Property Wrongs

A neighborhood association in Boise is fighting a proposal to develop a 226-unit subdivision. The Northwest Neighborhood Association (NWNA) contends that the development would prejudice its “substantial rights to ‘open space and rural character.’”

Rights pertain to freedom of action. If one desires to live in a neighborhood with open space and a rural character, one is free to take the actions necessary to obtain that value. However, there is no right to prohibit others from taking non-coercive actions to obtain what they value.

Presumably members of NWNA purchased their homes because they valued living in a rural setting. They were free to act in the pursuit of their values. A rational person would realize that nearby open space might be developed some time in the future. If he wanted that open space to remain so, he would be free to purchase the land and do with it as he desired. This is his moral right as the owner of the property.

However, if the owner of that land chooses to develop it, that is his moral right as the owner of the property. Developing land violates nobody’s rights per se.
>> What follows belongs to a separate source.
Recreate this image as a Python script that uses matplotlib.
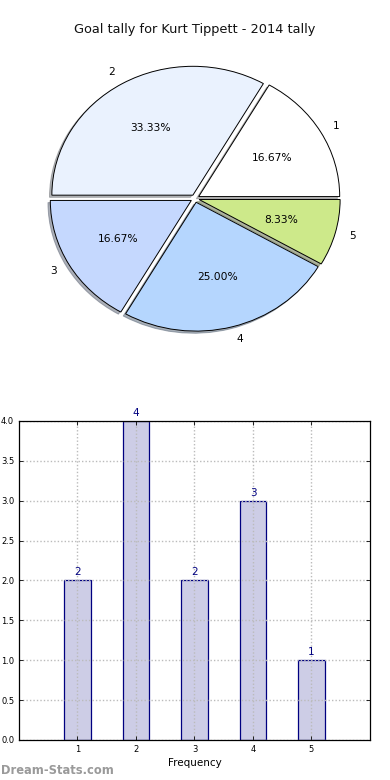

NWNA’s lawsuit was recently heard in a county district court. In her ruling, the judge noted that

many of NWNA’s members presumably live in the housing developments surrounding this area, and their housing developments presumably caused the same conditions they now object to.

In other words, the members of NWNA moved into a previously undeveloped area and by that fact, altered the rural character of the area. They now want to deny others that same freedom.

It’s bad enough that opponents of property rights misunderstand and misrepresent the right to property. It’s even more grating when property rights are used as an argument to violate property rights.